OpenSpiel 进阶教程：用 C++ 与 Python 实现自定义博弈算法

综述由AI生成介绍 OpenSpiel 框架下使用 C++ 和 Python 实现自定义博弈算法的方法。内容涵盖核心架构（信息状态、策略、价值函数），Python 端基于 JAX 的 LOLA 算法实现，以及 C++ 端经典 CFR 算法的实现细节。文章提供了关键代码示例，包括策略网络定义、更新逻辑及后悔值计算，并简述了调试可视化和评估优化的步骤，旨在帮助开发者快速掌握博弈算法开发技巧。

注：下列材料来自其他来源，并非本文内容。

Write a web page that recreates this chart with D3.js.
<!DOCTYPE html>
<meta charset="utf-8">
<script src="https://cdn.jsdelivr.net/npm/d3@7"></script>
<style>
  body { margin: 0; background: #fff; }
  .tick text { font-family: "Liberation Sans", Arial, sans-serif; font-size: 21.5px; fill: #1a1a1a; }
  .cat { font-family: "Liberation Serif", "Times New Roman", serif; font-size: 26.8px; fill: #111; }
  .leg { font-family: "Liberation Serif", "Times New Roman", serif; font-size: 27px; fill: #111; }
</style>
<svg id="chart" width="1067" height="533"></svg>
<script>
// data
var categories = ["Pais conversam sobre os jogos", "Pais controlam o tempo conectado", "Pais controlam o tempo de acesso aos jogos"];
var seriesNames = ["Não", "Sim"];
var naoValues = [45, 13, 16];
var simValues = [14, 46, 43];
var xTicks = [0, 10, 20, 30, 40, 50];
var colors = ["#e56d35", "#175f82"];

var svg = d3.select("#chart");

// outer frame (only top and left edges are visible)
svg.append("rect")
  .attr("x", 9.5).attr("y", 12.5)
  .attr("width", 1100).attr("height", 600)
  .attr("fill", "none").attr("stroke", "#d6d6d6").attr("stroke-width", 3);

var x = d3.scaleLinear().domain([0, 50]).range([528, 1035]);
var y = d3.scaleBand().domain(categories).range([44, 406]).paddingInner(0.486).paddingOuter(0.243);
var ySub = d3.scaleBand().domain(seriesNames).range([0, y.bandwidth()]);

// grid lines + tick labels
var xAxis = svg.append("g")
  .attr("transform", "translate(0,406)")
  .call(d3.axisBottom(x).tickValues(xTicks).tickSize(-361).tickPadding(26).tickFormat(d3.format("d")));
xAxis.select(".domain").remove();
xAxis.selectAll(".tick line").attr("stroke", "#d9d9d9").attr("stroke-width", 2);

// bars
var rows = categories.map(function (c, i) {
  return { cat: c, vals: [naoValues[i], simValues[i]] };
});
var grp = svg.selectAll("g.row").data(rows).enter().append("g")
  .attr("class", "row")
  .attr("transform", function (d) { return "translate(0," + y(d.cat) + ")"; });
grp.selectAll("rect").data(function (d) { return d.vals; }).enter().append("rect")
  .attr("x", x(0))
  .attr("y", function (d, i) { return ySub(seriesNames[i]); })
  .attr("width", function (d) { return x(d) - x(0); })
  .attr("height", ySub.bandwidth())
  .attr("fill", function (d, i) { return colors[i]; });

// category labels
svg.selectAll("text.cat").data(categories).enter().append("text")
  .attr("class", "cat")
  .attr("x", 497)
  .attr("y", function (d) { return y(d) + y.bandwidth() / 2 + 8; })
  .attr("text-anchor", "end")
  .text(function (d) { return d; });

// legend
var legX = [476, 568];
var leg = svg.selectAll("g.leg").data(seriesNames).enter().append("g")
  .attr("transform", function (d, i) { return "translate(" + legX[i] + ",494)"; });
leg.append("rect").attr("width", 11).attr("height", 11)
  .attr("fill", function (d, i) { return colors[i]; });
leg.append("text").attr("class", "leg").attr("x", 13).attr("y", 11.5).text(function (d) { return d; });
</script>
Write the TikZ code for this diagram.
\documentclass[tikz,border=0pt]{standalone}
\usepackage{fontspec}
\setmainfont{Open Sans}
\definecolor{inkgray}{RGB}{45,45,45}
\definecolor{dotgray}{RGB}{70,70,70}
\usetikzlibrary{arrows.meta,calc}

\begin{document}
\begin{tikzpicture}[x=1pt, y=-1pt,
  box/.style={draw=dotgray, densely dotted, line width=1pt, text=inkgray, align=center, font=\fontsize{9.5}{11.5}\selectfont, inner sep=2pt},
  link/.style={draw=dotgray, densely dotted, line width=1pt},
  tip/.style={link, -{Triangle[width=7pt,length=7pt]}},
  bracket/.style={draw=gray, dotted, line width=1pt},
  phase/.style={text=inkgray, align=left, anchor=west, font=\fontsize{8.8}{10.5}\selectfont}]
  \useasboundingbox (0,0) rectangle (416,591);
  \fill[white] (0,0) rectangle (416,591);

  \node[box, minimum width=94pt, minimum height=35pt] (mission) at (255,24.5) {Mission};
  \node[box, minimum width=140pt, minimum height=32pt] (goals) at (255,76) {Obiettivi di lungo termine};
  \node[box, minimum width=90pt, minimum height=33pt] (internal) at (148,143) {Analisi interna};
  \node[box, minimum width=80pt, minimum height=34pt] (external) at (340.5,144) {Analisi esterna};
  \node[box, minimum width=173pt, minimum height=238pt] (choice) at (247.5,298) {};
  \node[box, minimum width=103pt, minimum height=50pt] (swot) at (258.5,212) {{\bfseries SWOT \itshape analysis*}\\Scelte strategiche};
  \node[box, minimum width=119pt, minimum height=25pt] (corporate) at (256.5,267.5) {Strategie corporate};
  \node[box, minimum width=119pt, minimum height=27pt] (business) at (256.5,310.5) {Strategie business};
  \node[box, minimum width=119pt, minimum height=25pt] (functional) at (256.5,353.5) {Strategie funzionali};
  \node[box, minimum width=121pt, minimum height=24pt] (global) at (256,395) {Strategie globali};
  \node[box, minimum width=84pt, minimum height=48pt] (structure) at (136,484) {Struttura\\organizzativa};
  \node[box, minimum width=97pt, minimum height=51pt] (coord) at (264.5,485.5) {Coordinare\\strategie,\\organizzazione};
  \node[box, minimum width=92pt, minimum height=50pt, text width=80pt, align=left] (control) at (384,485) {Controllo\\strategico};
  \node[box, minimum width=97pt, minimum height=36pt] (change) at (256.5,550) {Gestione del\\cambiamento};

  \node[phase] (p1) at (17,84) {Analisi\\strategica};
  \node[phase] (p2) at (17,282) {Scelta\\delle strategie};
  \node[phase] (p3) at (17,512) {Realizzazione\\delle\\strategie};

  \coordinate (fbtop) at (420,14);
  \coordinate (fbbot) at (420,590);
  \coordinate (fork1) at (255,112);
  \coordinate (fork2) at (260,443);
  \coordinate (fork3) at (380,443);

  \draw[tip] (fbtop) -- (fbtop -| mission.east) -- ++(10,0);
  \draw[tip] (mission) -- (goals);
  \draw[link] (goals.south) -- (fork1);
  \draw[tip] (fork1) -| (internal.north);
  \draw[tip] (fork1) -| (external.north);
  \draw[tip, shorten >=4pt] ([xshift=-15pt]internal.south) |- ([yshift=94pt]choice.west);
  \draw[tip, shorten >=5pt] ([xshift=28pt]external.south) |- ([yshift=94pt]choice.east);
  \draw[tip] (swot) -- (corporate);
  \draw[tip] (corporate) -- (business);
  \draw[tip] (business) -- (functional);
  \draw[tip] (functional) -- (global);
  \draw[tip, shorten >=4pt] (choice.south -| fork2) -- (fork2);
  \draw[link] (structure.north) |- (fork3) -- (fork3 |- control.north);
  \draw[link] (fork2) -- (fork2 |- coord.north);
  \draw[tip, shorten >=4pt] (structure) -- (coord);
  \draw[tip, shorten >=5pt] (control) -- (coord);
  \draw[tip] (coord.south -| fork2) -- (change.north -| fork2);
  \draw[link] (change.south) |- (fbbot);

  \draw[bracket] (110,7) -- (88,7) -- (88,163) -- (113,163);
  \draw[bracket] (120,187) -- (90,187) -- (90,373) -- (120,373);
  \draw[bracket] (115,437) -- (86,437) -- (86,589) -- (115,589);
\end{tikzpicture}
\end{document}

宁静发布于 2026/3/25更新于 2026/5/616 浏览

OpenSpiel 进阶教程：用 C++ 与 Python 实现自定义博弈算法

OpenSpiel 是一个强大的博弈算法研究框架，提供了丰富的环境和算法支持。本文将带你深入了解如何在 OpenSpiel 中使用 C++ 和 Python 实现自定义博弈算法，从基础架构到实际代码示例，助你快速掌握博弈算法开发技巧。

🎮 自定义博弈算法的核心架构

在开始编写代码前，我们需要理解 OpenSpiel 中博弈算法的基本架构。OpenSpiel 将博弈问题抽象为信息状态（Information State） 和策略（Policy） 的交互，算法通过优化策略来最大化预期收益。

核心组件解析

信息状态（InfoState）：包含玩家当前可观察的所有信息，用于决策
策略（Policy）：将信息状态映射为动作概率分布
价值函数（Value Function）：估计特定状态的预期收益
后悔值匹配（Regret Matching）：通过累积后悔值更新策略的经典方法

🐍 Python 实现：基于 JAX 的 LOLA 算法

Python 接口适合快速原型开发，OpenSpiel 提供了 JAX 和 PyTorch 等深度学习框架的集成。以下是基于 JAX 实现 LOLA（Learning with Opponent-Learning Awareness）算法的关键步骤：

1. 定义策略网络

def get_policy_network(num_actions):
    def network(inputs):
        h = hk.Linear(64)(inputs)
        h = jax.nn.relu(h)
        logits = hk.Linear(num_actions)(h)
        return distrax.Categorical(logits=logits)
    return hk.Transformed(network)

2. 实现 LOLA 更新逻辑

LOLA 算法通过考虑对手策略更新来优化自身策略，核心代码如下：

def get_lola_update_fn(agent_id, policy_network, optimizer, pi_lr=0.001, lola_weight=1.0):
    def loss_fn(params, batch):
        # 计算策略梯度损失
        logits = vmap(lambda s: policy_network.apply(params, s).logits)(batch.info_state)
        adv = batch.returns - batch.values
        return vmap(rlax.policy_gradient_loss)(logits, batch.action, adv).mean()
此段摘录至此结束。